Friday, December 4, 2020

Putin’s State Council Another Nail in the Coffin of Russian Federalism, Sidorov Says

Paul Goble

            Staunton, December 2 – Some thought that the inclusion of the heads of federal subjects in the State Council as Vladimir Putin suggested almost a year ago would lead to the strengthening of federalism in Russia, but in fact, the legal theory underlying the State Council represents the legal death knell of the federal system, Kharun Sidorov says.

            It throws the Russian Federation back to the situation the Russian Empire was in after the Speransky reforms established a State Council for the tsar two centuries ago, one in which all officials were simply representatives of the autocrat and had no independent status, the Russian commentator says (idelreal.org/a/30971821.html).

            Although the recently passed legislation creating the State Council is silent on many issues, it is clear on the legal theory underlying it, Sidorov continues. It is based on the principle of having “a single system of public power.” Many have seen this as eliminating a special status for municipalities, but it eliminates that of republics and regions as well.

            What that means is that “before us is the completed power vertical, which has existed de facto for a long time but was given legal form only in 2020 as a result of the Putin amendments to the Constitution and the adoption of the law on the State Council,” both of which have been approved in rubber stamp fashion by the Constitutional Court.

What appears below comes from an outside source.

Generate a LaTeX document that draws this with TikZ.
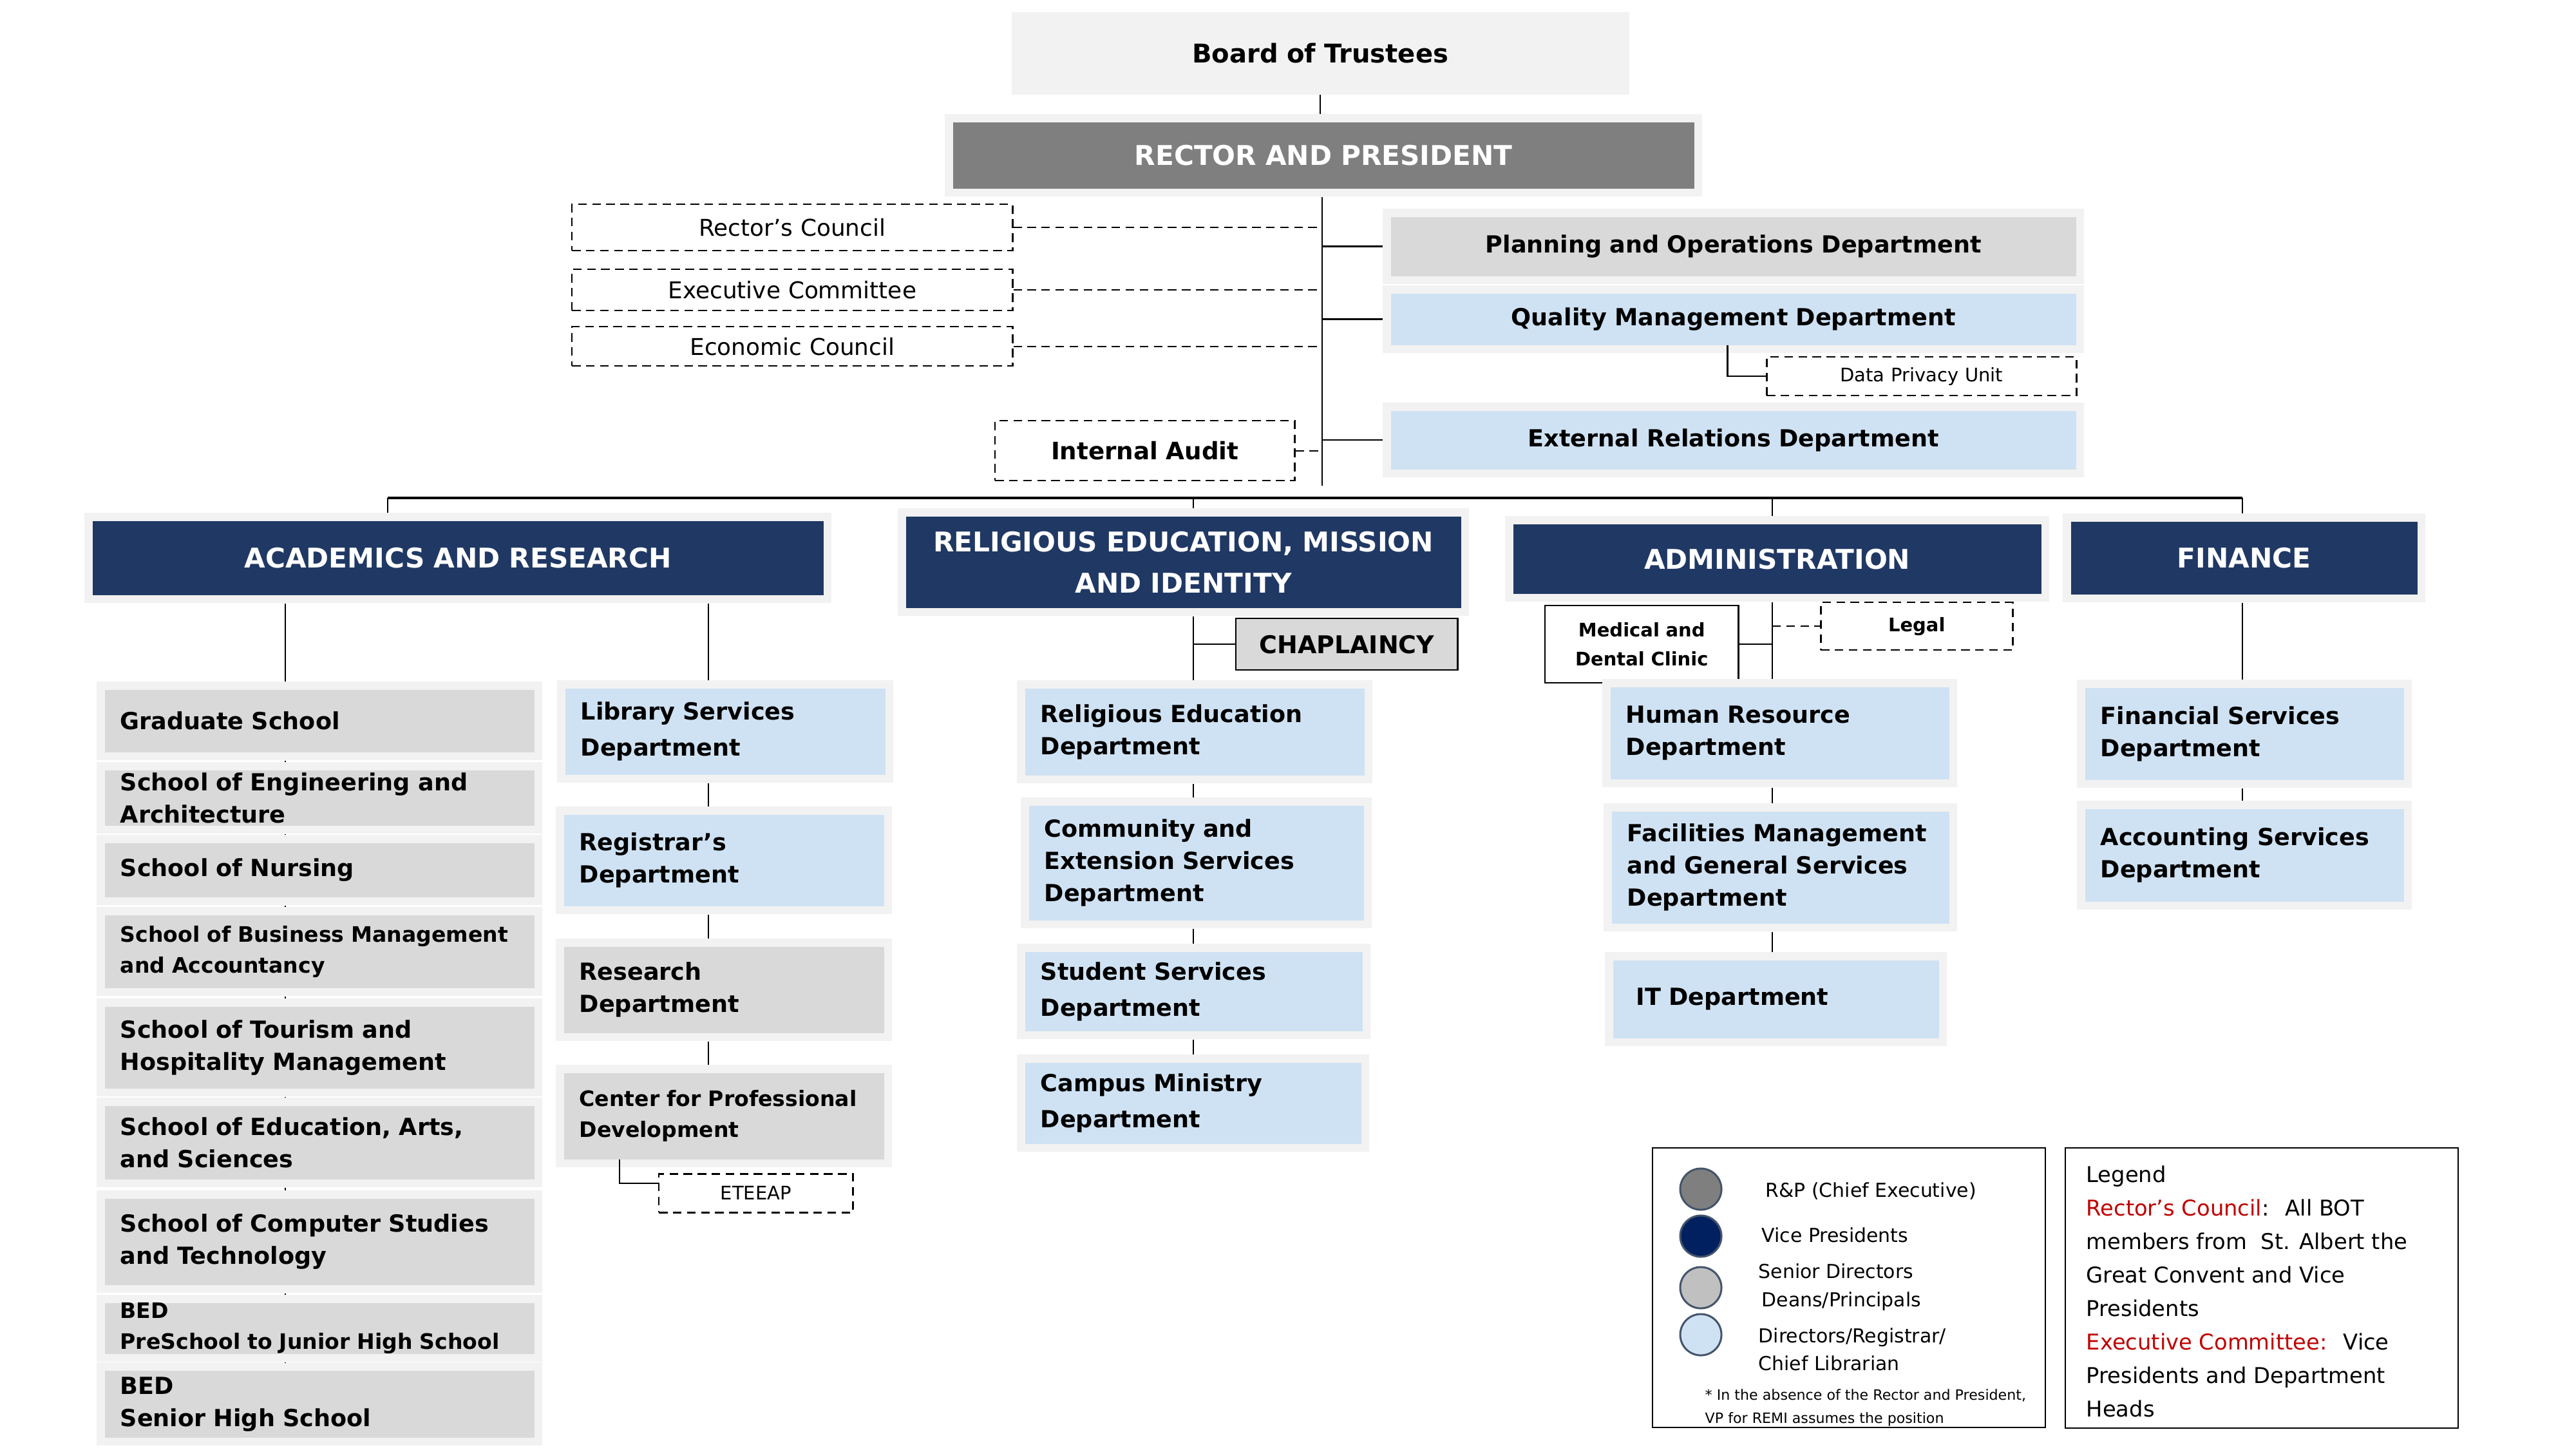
\documentclass[tikz,border=0pt]{standalone}
\usepackage{fontspec}
\setmainfont{DejaVu Sans}

\definecolor{framegray}{HTML}{F2F2F2}
\definecolor{navy}{HTML}{203864}
\definecolor{rpgray}{HTML}{7F7F7F}
\definecolor{srgray}{HTML}{D9D9D9}
\definecolor{dirblue}{HTML}{CFE2F3}
\definecolor{vpnavy}{HTML}{002060}
\definecolor{lggray}{HTML}{C0C0C0}
\definecolor{ringslate}{HTML}{44546A}
\definecolor{legred}{HTML}{C00000}

\newcommand{\boardfont}{\fontsize{11.4pt}{14pt}\selectfont\bfseries}
\newcommand{\vpfont}{\fontsize{12pt}{18.2pt}\selectfont\bfseries}
\newcommand{\deptfont}{\fontsize{10.4pt}{14.2pt}\selectfont\bfseries}
\newcommand{\deptwide}{\fontsize{10.4pt}{15.9pt}\selectfont\bfseries}
\newcommand{\smalldept}{\fontsize{9.4pt}{13.6pt}\selectfont\bfseries}
\newcommand{\auditfont}{\fontsize{10.6pt}{13pt}\selectfont\bfseries}
\newcommand{\chapfont}{\fontsize{10.8pt}{13pt}\selectfont\bfseries}
\newcommand{\councilfont}{\fontsize{10.2pt}{12pt}\selectfont}
\newcommand{\tinybold}{\fontsize{8.25pt}{13pt}\selectfont\bfseries}
\newcommand{\tinyplain}{\fontsize{8.25pt}{10pt}\selectfont}
\newcommand{\keyfont}{\fontsize{8.5pt}{12.4pt}\selectfont}
\newcommand{\notefont}{\fontsize{6.3pt}{10.2pt}\selectfont}
\newcommand{\legendfont}{\fontsize{9.6pt}{14.8pt}\selectfont}

\tikzset{
  link/.style={draw, line width=0.7pt},
  tie/.style={link, shorten <=0.125cm, shorten >=0.125cm},
  bus/.style={draw, line width=0.9pt},
  dashlink/.style={draw, line width=0.7pt, dash pattern=on 3.8pt off 2.4pt},
  framed/.style={preaction={draw=framegray, line width=0.25cm}},
  vpbox/.style={framed, fill=navy, text=white, align=center, font=\vpfont},
  srbox/.style={framed, fill=srgray, align=left, font=\deptfont},
  dirbox/.style={framed, fill=dirblue, align=left, font=\deptfont},
  dashbox/.style={dashlink, fill=white, align=center},
  solidbox/.style={draw, line width=0.7pt, align=center},
  keyframe/.style={draw, line width=0.8pt},
  keydot/.style={circle, draw=ringslate, line width=0.85pt, minimum size=0.64cm, inner sep=0pt},
  keytext/.style={anchor=west, inner sep=0pt, align=left, font=\keyfont},
}

% style, name, left, top, width, height, text
\newcommand{\UNIT}[7]{
  \pgfmathsetlengthmacro{\unitw}{(#5-48)*0.01cm}
  \node[#1, anchor=north west, inner xsep=0.24cm, inner ysep=0pt,
        minimum width=#5*0.01cm, minimum height=#6*0.01cm,
        text width=\unitw] (#2) at (#3,#4) {#7};
}

\begin{document}
\begin{tikzpicture}[x=0.01cm, y=-0.01cm]
  \path[use as bounding box, fill=white] (0,0) rectangle (4000,2250);

  \UNIT{fill=framegray, align=center, font=\boardfont}{board}{1570}{18}{959}{128}{Board of Trustees}
  \UNIT{framed, fill=rpgray, text=white, align=center, font=\vpfont}{rector}{1479}{189}{1151}{103}{RECTOR AND PRESIDENT}

  \UNIT{dashbox, font=\councilfont}{rcouncil}{887}{316}{684}{72}{Rector’s Council}
  \UNIT{dashbox, font=\councilfont}{excom}{887}{417}{684}{64}{Executive Committee}
  \UNIT{dashbox, font=\councilfont}{econ}{887}{506}{684}{61}{Economic Council}
  \UNIT{dashbox, font=\auditfont}{audit}{1544}{652}{465}{93}{Internal Audit}

  \UNIT{srbox, align=center}{plan}{2159}{336}{1064}{92}{Planning and Operations Department}
  \UNIT{dirbox, align=center}{qual}{2159}{455}{1064}{80}{Quality Management Department}
  \UNIT{dashbox, font=\tinyplain}{dpu}{2742}{553}{481}{60}{Data Privacy Unit}
  \UNIT{dirbox, align=center}{extrel}{2159}{637}{1064}{91}{External Relations Department}

  \coordinate (trunk) at (2053,754);
  \draw[link, shorten >=0.125cm] (board.south) -- (board.south |- rector.north);
  \draw[link, shorten <=0.125cm] (trunk |- rector.south) -- (trunk);
  \foreach \c in {rcouncil, excom, econ, audit}
    \draw[dashlink] (\c.east) -- (\c.east -| trunk);
  \foreach \d in {plan, qual, extrel}
    \draw[link, shorten >=0.125cm] (\d.west -| trunk) -- (\d.west);
  \draw[link] ([xshift=5.23cm]qual.south west) |- (dpu.west);

  \UNIT{vpbox}{acad}{143}{808}{1135}{115}{ACADEMICS AND RESEARCH}
  \UNIT{vpbox}{remi}{1406}{801}{862}{142}{RELIGIOUS EDUCATION, MISSION\\AND IDENTITY}
  \UNIT{vpbox}{admin}{2349}{813}{820}{108}{ADMINISTRATION}
  \UNIT{vpbox}{fin}{3215}{809}{538}{113}{FINANCE}

  \coordinate (busL) at (602,773);
  \coordinate (busR) at (3482,773);
  \coordinate (acadL) at (443,0);
  \coordinate (acadR) at (1100,0);
  \coordinate (remiX) at (1853,0);
  \coordinate (adminX) at (2752,0);
  \draw[bus] (busL) -- (busR);
  \draw[link, shorten >=0.125cm] (busL) -- (busL |- acad.north);
  \draw[link, shorten >=0.125cm] (remiX |- busL) -- (remiX |- remi.north);
  \draw[link, shorten >=0.125cm] (adminX |- busL) -- (adminX |- admin.north);
  \draw[link, shorten >=0.125cm] (busR) -- (busR |- fin.north);

  % academics and research
  \UNIT{srbox}{grad}{162}{1070}{667}{97}{Graduate School}
  \UNIT{srbox}{eng}{162}{1195}{667}{86}{School of Engineering and\\Architecture}
  \UNIT{srbox}{nurs}{162}{1308}{667}{84}{School of Nursing}
  \UNIT{srbox, font=\smalldept}{busi}{162}{1420}{667}{113}{School of Business Management\\and Accountancy}
  \UNIT{srbox}{tour}{162}{1562}{667}{127}{School of Tourism and\\Hospitality Management}
  \UNIT{srbox}{educ}{162}{1716}{667}{114}{School of Education, Arts,\\and Sciences}
  \UNIT{srbox}{comp}{162}{1860}{667}{134}{School of Computer Studies\\and Technology}
  \UNIT{srbox, font=\smalldept}{bedj}{162}{2022}{667}{76}{BED\\PreSchool to Junior High School}
  \UNIT{srbox}{beds}{162}{2127}{667}{104}{BED\\Senior High School}

  \UNIT{dirbox, font=\deptwide}{lib}{877}{1068}{497}{134}{Library Services\\Department}
  \UNIT{dirbox}{reg}{875}{1264}{497}{142}{Registrar’s\\Department}
  \UNIT{srbox}{res}{875}{1469}{497}{134}{Research\\Department}
  \UNIT{srbox, font=\smalldept}{cpd}{875}{1665}{497}{134}{Center for Professional\\Development}
  \UNIT{dashbox, font=\tinyplain}{eteeap}{1022}{1821}{301}{60}{ETEEAP}

  \draw[tie] (acad.south -| acadL) -- (grad.north -| acadL);
  \draw[tie] (acad.south -| acadR) -- (lib.north -| acadR);
  \foreach \a/\b in {grad/eng, eng/nurs, nurs/busi, busi/tour, tour/educ, educ/comp, comp/bedj, bedj/beds}
    \draw[tie] (\a.south -| acadL) -- (\b.north -| acadL);
  \foreach \a/\b in {lib/reg, reg/res, res/cpd}
    \draw[tie] (\a.south -| acadR) -- (\b.north -| acadR);
  \draw[link] ([xshift=0.87cm]cpd.south west) |- ([yshift=0.15cm]eteeap.west);

  % religious education, mission and identity
  \UNIT{solidbox, fill=srgray, font=\chapfont}{chap}{1918}{959}{344}{80}{CHAPLAINCY}
  \UNIT{dirbox}{reled}{1591}{1068}{527}{135}{Religious Education\\Department}
  \UNIT{dirbox}{comm}{1597}{1250}{520}{178}{Community and\\Extension Services\\Department}
  \UNIT{dirbox, font=\deptwide}{stud}{1591}{1477}{524}{123}{Student Services\\Department}
  \UNIT{dirbox, font=\deptwide}{camp}{1591}{1649}{522}{126}{Campus Ministry\\Department}

  \draw[tie] (remi.south -| remiX) -- (reled.north -| remiX);
  \draw[link] (chap.west -| remiX) -- (chap.west);
  \foreach \a/\b in {reled/comm, comm/stud, stud/camp}
    \draw[tie] (\a.south -| remiX) -- (\b.north -| remiX);

  % administration
  \UNIT{solidbox, fill=white, font=\tinybold}{med}{2398}{939}{300}{120}{Medical and\\Dental Clinic}
  \UNIT{dashbox, font=\tinybold}{legal}{2826}{934}{298}{74}{Legal}
  \UNIT{dirbox}{hr}{2500}{1066}{526}{143}{Human Resource\\Department}
  \UNIT{dirbox}{fac}{2502}{1259}{524}{174}{Facilities Management\\and General Services\\Department}
  \UNIT{dirbox}{it}{2504}{1490}{506}{121}{\hspace*{0.12cm}IT Department}

  \draw[tie] (admin.south -| adminX) -- (hr.north -| adminX);
  \draw[link] (med.east) -- (med.east -| adminX);
  \draw[dashlink] (legal.west -| adminX) -- (legal.west);
  \foreach \a/\b in {hr/fac, fac/it}
    \draw[tie] (\a.south -| adminX) -- (\b.north -| adminX);

  % finance
  \UNIT{dirbox}{fisd}{3237}{1067}{495}{143}{Financial Services\\Department}
  \UNIT{dirbox}{acct}{3237}{1255}{495}{144}{Accounting Services\\Department}

  \draw[tie] (fin.south -| busR) -- (fisd.north -| busR);
  \draw[tie] (fisd.south -| busR) -- (acct.north -| busR);

  % legend
  \draw[keyframe] (2566,1782) rectangle (3176,2216);
  \draw[keyframe] (3207,1782) rectangle (3817,2217);
  \foreach \n/\c/\y in {rp/rpgray/1846, vp/vpnavy/1919, sd/lggray/1999, dr/dirblue/2072}
    \node[keydot, fill=\c] (key\n) at (2641,\y) {};
  \node[keytext] (keyrp-t) at (2741,1849) {R\&P (Chief Executive)};
  \node[keytext] (keyvp-t) at (2735,1917) {Vice Presidents};
  \node[keytext] (keysd-t) at (2730,1998) {Senior Directors\\\hspace*{0.05cm}Deans/Principals};
  \node[keytext] (keydr-t) at (2730,2095) {Directors/Registrar/\\Chief Librarian};
  \node[keytext, font=\notefont] (keynote) at (2647,2185) {* In the absence of the Rector and President,\\VP for REMI assumes the position};

  \node[anchor=north west, inner sep=0pt, align=left, font=\legendfont] (legend) at (3239,1809)
    {Legend\\
     \textcolor{legred}{Rector’s Council}:~ All BOT\\
     members from~ St. Albert the\\
     Great Convent and Vice\\
     Presidents\\
     \textcolor{legred}{Executive Committee:}~ Vice\\
     Presidents and Department\\
     Heads};
\end{tikzpicture}
\end{document}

            Such “’a common legal space’” means, Sidorov says, reinforces the idea of “unity and indivisibility” of the population and of its political space, the Russian Federation as a whole. “The multi-national status of the people of Russia” has thus been reduced to something purely “declarative.”

            “In the process of forming the post-Soviet Russian statehood, many republics within the Russian Federation proclaimed their sovereignty” on the basis of their right of national self-determination; and these declarations were recognized explicitly in the 1992 Federative treaty and in the 1993 Russian Constitution, even if they were not respected.

            But “from the new formulations, we see that Moscow understand ‘the multi-national people of Russia’ not as a combination of nation states but in essence as a single nation of a unitary state and for it ‘multi-nationality’ is a synonym for poly-ethnicity which has been stripped of any political content.”

            This attitude reflects the fact that the inclusion of governors in the State Council does not increase federalism but eliminates yet another aspect of it. Most governors are now appointed by Moscow and those that are not are harassed or criminally charged so as to prevent them from representing their regions. And being in the State Council won’t change that.

            As a result, Sidorov continues, “the State Council in its current configuration is needed not so the regions or even more local self-administration can form the policies of the federative state but on the contrary so that ‘the center’ which already for a long time has been at the head of a unitary state will find it easier to control  them.”

            What Putin has thus done is what Mikhail Speransky did in 1810 when he created a State Council for Alexander I, putting in place an institution that would make it easier for the autocrat to control the entire country and signal that no local arrangements were to have any standing unless the tsar personally agreed to them.

            Just over two centuries on, Sidorov concludes, Russia has come full circle, employing what looks like a representative body to deny the component parts of the country any representative or self-standing.